An analysis for unipole acoustic logging while drilling wavefields with varying eccentered collar positions

Abstract

Abstract The unipole logging while drilling (LWD) tool is a recently developed acoustic logging tool that uses an azimuthal emitting source to generate acoustic waves in the borehole to measure the longitudinal and transverse wave speeds of the surrounding stratum. In this study, the unipole transmitter transducer is modeled as a surface force source, and the analytical solution for unipole LWD wavefield is derived. The received waveforms are composed of infinite-order contributions owing to the directivity of the excitation of the unipole source. Using up to eight lowest-order modes, the acoustic waveforms excited by the unipole are calculated in both soft and hard formations, and then slowness-time coherence and velocity dispersion analysis are performed. The pure mode waves are obtained using the mode wave decomposition method. The influence of tool eccentricity (off-center positioning) on the wavefields excited by the unipole transmitter is also discussed. Based on the addition theorem of the Bessel function, the analytical solution of the received waveforms when the tool is eccentered can be obtained.

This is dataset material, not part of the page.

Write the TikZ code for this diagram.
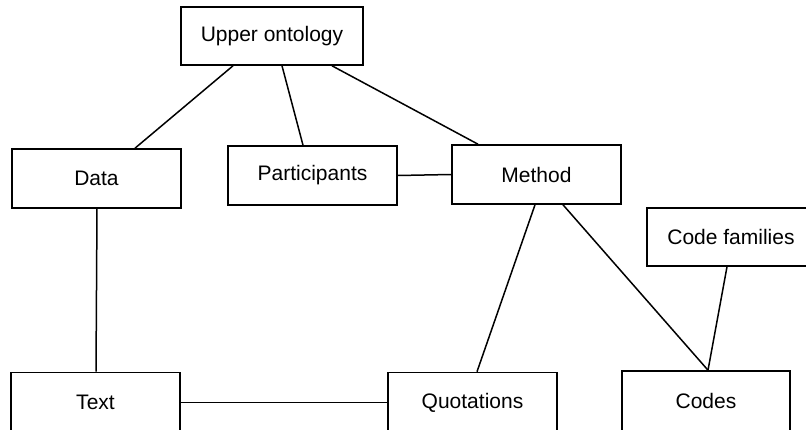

In soft and hard formations, the received waveforms with tool eccentricities of 0 to 90% are compared. Tool eccentricity has a smaller effect for the soft formation than the hard formation. The received waveforms on the side closest to the borehole wall are also affected most when the tool is off center, with a sharp increase in amplitude in the fast formation and a late arrival wave group in the soft formation. These conclusions are important for the design and data interpretation of a unipole LWD tool.